None of the persons on the 13-member panel evaluating the performance of the $3 billion enterprise comes from California. The reasons for that are not clear. The IOM is all but mum on the matter.

One could argue that it is not necessary to be geographically located in California to determine whether CIRM is working at peak performance. However, some conditions do exist in California that are difficult for many others to grasp. They include its state budget crisis that has now placed the once Golden State at the bottom of the heap in terms of its credit. Some even liken it to Greece. Obviously that situation can be understood in the abstract by reading The Sacramento Bee and the Los Angeles Times.
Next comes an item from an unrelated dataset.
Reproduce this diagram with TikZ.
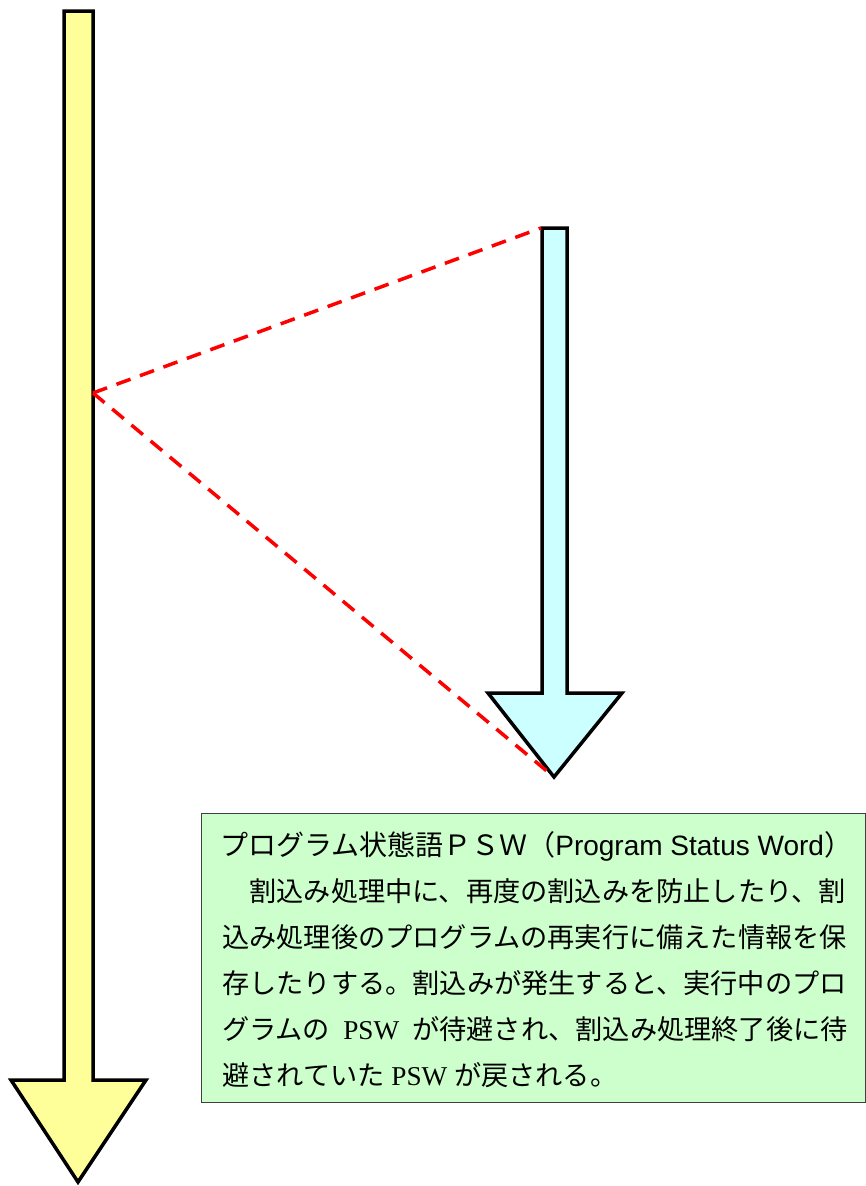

But the intensity and emotion surrounding that issue and others are difficult to comprehend for many folks living in more blessed states.

Count among the other volatile issues the cutbacks in the state's once vaunted higher education system, including the University of California, which showed its back to students by increasing tuition by nearly 18 percent this fall. Couple that with a visceral antipathy -- and that is putting it mildly -- among some Californians to what they regard as execessive state salaries, including those at the stem cell agency.
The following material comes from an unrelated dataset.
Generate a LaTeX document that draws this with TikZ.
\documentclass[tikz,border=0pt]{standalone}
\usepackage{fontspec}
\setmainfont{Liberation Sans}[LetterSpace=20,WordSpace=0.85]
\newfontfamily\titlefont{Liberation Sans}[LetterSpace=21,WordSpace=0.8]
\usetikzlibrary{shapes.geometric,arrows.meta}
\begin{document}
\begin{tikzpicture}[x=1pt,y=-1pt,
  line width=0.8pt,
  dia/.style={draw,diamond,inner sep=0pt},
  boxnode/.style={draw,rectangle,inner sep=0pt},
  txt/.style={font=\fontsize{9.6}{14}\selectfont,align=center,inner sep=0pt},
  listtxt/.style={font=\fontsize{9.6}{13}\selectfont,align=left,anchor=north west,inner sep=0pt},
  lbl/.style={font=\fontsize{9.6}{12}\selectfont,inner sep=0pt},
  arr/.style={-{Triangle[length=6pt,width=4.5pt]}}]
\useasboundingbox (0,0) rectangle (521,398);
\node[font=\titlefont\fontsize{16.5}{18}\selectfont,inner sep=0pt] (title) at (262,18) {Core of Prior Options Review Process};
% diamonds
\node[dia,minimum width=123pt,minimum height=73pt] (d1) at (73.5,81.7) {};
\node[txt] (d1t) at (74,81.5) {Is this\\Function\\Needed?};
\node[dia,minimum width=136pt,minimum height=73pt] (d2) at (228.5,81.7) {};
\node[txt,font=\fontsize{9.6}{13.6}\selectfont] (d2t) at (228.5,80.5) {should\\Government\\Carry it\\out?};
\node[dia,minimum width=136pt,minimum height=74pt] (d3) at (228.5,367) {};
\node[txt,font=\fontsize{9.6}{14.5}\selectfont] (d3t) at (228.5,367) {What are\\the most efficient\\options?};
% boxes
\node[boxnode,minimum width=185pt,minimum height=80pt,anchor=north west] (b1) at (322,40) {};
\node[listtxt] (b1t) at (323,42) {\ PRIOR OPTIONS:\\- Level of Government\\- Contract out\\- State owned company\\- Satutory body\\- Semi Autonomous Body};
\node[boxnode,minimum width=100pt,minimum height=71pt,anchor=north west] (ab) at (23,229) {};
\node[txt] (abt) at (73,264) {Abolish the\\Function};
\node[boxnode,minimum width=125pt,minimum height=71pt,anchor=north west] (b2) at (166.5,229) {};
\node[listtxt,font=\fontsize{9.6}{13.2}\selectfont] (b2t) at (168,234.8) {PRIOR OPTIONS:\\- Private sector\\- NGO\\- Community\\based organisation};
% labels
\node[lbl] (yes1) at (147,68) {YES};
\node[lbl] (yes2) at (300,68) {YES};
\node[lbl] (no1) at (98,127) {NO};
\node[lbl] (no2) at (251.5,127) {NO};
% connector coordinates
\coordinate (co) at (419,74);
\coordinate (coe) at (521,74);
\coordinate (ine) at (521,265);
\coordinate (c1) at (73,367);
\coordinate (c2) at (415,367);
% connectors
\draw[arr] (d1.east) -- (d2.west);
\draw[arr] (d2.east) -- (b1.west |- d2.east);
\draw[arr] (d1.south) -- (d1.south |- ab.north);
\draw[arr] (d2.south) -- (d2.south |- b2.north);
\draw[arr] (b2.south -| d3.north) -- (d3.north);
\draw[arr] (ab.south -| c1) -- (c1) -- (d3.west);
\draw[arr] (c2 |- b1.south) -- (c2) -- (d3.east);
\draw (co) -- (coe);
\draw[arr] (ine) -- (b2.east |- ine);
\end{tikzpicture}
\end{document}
What does all this have to with financing stem cell research through an agency that was supposed to have a guaranteed stream of income isolated from mischief that could be wreaked by the governor or legislature. It turns out that CIRM's cash flow is not as guaranteed as its backers believed. Instead of issuing bonds, the state is going to finance the agency over the next 18 months with commercial paper, if necessary. That's because Gov. Jerry Brown wants to reduce the interest costs on state borrowing, which have risen sharply and now consume 8 percent of the state budget along with funds that could otherwise go to educate California's children, among other things.

Brown's parsimony is famous. During his first term in office, he denied pay raises to state college professors, saying they are amply rewarded through "psychic income." More recently, he objected to out-of-state travel by CIRM staff. Too much "lollygagging in London on the taxpayer's dime," a Brown spokesman said. CIRM Chairman Jonathan Thomas promptly cut travel in the chairman's office by 50 percent and asked CIRM President Alan Trounson to do the same for the rest of the staff.

It is an environment that can be difficult to navigate under the best of circumstances. It places limitations on the stem cell agency and tends to focus its operations and funding in different directions than might be the case if California's economic climate were rosier.

The IOM has no real response to the question of why no Californian is on the panel. The California Stem Cell Report last week asked the institute whether an overt decision had been made to exclude persons from California. The IOM did not answer directly. Instead it referred to a generic description of how panel members are selected. The institute's unwillingness to address the specific question does not speak well for the openness and transparency of the IOM examination of CIRM.

Currently the IOM does have a comment period available on the selection of the panel members, who will not become official for another three days. Interested parties can make their views known to the IOM by using this link.

A Californian or two on the IOM panel would help to bring a valuable, broader perspective to this important study, which is sure to affect the future of the state's stem cell research and voter approval of another possible multibillion dollar bond issue in the next few years.